═════ Data section ═════

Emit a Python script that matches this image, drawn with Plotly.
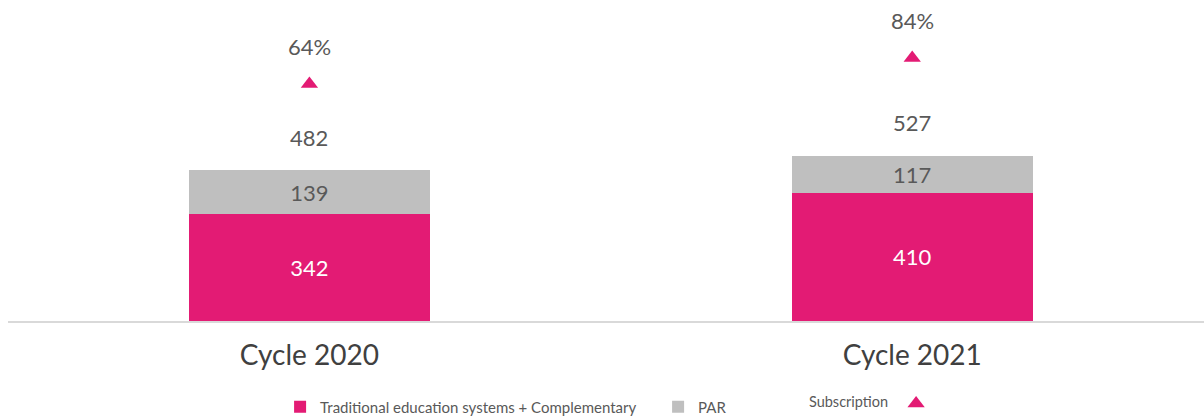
import plotly.graph_objects as go

categories = ["Cycle 2020", "Cycle 2021"]
traditional = [342, 410]
par = [139, 117]
totals = [482, 527]
subscription_pct = [64, 84]

PINK = "#E31B74"
GRAY = "#BFBFBF"
TXT = "#595959"
NUMFONT = "Lato"

fig = go.Figure()
fig.add_trace(go.Bar(
    x=categories, y=traditional, name="Traditional education systems + Complementary",
    marker=dict(color=PINK, line=dict(width=0)), width=0.4,
    text=[str(v) for v in traditional], textposition="inside", insidetextanchor="middle",
    textfont=dict(family=NUMFONT, size=22, color="white"),
))
fig.add_trace(go.Bar(
    x=categories, y=par, name="PAR",
    marker=dict(color=GRAY, line=dict(width=0)), width=0.4,
    text=[str(v) for v in par], textposition="inside", insidetextanchor="middle",
    textfont=dict(family=NUMFONT, size=22, color=TXT),
))
fig.add_trace(go.Scatter(
    x=categories, y=subscription_pct, name=" ", yaxis="y2", mode="markers",
    legend="legend2", hovertemplate="Subscription: %{y}%<extra></extra>",
    marker=dict(symbol="triangle-up", size=15, color=PINK),
))

for c, t in zip(categories, totals):
    fig.add_annotation(x=c, y=t, xref="x", yref="y", text=str(t), showarrow=False,
                       yshift=33, font=dict(family=NUMFONT, size=22, color=TXT))
for c, p in zip(categories, subscription_pct):
    fig.add_annotation(x=c, y=p, xref="x", yref="y2", text=f"{p}%", showarrow=False,
                       yshift=37, font=dict(family=NUMFONT, size=22, color=TXT))

fig.update_layout(
    width=1204, height=417,
    margin=dict(l=8, r=0, t=0, b=96, autoexpand=False),
    barmode="stack",
    plot_bgcolor="white", paper_bgcolor="white",
    showlegend=True,
    legend=dict(orientation="h", x=0.2275, xanchor="left", y=-0.268, yanchor="middle",
                font=dict(family="Lato", size=15, color=TXT), traceorder="normal",
                entrywidth=333, entrywidthmode="pixels", itemwidth=30),
    legend2=dict(orientation="h", x=0.668, xanchor="left", y=-0.258, yanchor="middle",
                 font=dict(family="Lato", size=14, color=TXT),
                 title=dict(text="Subscription", side="left",
                            font=dict(family="Lato", size=14.5, color=TXT))),
    xaxis=dict(range=[-0.5, 1.484], showline=True, linecolor="#D9D9D9", linewidth=2,
               ticks="", showgrid=False, zeroline=False, ticklabelstandoff=8,
               tickfont=dict(family="Lato", size=28, color="#404040")),
    yaxis=dict(range=[0, 1025], visible=False, showgrid=False, zeroline=False),
    yaxis2=dict(range=[-118.3, 128.6], overlaying="y", visible=False, showgrid=False,
                zeroline=False),
)

fig.write_html("out.html")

═════

Restate the whole listing above exactly, except for its images.

Emit a Python script that matches this image, drawn with Plotly.
import plotly.graph_objects as go

categories = ["Cycle 2020", "Cycle 2021"]
traditional = [342, 410]
par = [139, 117]
totals = [482, 527]
subscription_pct = [64, 84]

PINK = "#E31B74"
GRAY = "#BFBFBF"
TXT = "#595959"
NUMFONT = "Lato"

fig = go.Figure()
fig.add_trace(go.Bar(
    x=categories, y=traditional, name="Traditional education systems + Complementary",
    marker=dict(color=PINK, line=dict(width=0)), width=0.4,
    text=[str(v) for v in traditional], textposition="inside", insidetextanchor="middle",
    textfont=dict(family=NUMFONT, size=22, color="white"),
))
fig.add_trace(go.Bar(
    x=categories, y=par, name="PAR",
    marker=dict(color=GRAY, line=dict(width=0)), width=0.4,
    text=[str(v) for v in par], textposition="inside", insidetextanchor="middle",
    textfont=dict(family=NUMFONT, size=22, color=TXT),
))
fig.add_trace(go.Scatter(
    x=categories, y=subscription_pct, name=" ", yaxis="y2", mode="markers",
    legend="legend2", hovertemplate="Subscription: %{y}%<extra></extra>",
    marker=dict(symbol="triangle-up", size=15, color=PINK),
))

for c, t in zip(categories, totals):
    fig.add_annotation(x=c, y=t, xref="x", yref="y", text=str(t), showarrow=False,
                       yshift=33, font=dict(family=NUMFONT, size=22, color=TXT))
for c, p in zip(categories, subscription_pct):
    fig.add_annotation(x=c, y=p, xref="x", yref="y2", text=f"{p}%", showarrow=False,
                       yshift=37, font=dict(family=NUMFONT, size=22, color=TXT))

fig.update_layout(
    width=1204, height=417,
    margin=dict(l=8, r=0, t=0, b=96, autoexpand=False),
    barmode="stack",
    plot_bgcolor="white", paper_bgcolor="white",
    showlegend=True,
    legend=dict(orientation="h", x=0.2275, xanchor="left", y=-0.268, yanchor="middle",
                font=dict(family="Lato", size=15, color=TXT), traceorder="normal",
                entrywidth=333, entrywidthmode="pixels", itemwidth=30),
    legend2=dict(orientation="h", x=0.668, xanchor="left", y=-0.258, yanchor="middle",
                 font=dict(family="Lato", size=14, color=TXT),
                 title=dict(text="Subscription", side="left",
                            font=dict(family="Lato", size=14.5, color=TXT))),
    xaxis=dict(range=[-0.5, 1.484], showline=True, linecolor="#D9D9D9", linewidth=2,
               ticks="", showgrid=False, zeroline=False, ticklabelstandoff=8,
               tickfont=dict(family="Lato", size=28, color="#404040")),
    yaxis=dict(range=[0, 1025], visible=False, showgrid=False, zeroline=False),
    yaxis2=dict(range=[-118.3, 128.6], overlaying="y", visible=False, showgrid=False,
                zeroline=False),
)

fig.write_html("out.html")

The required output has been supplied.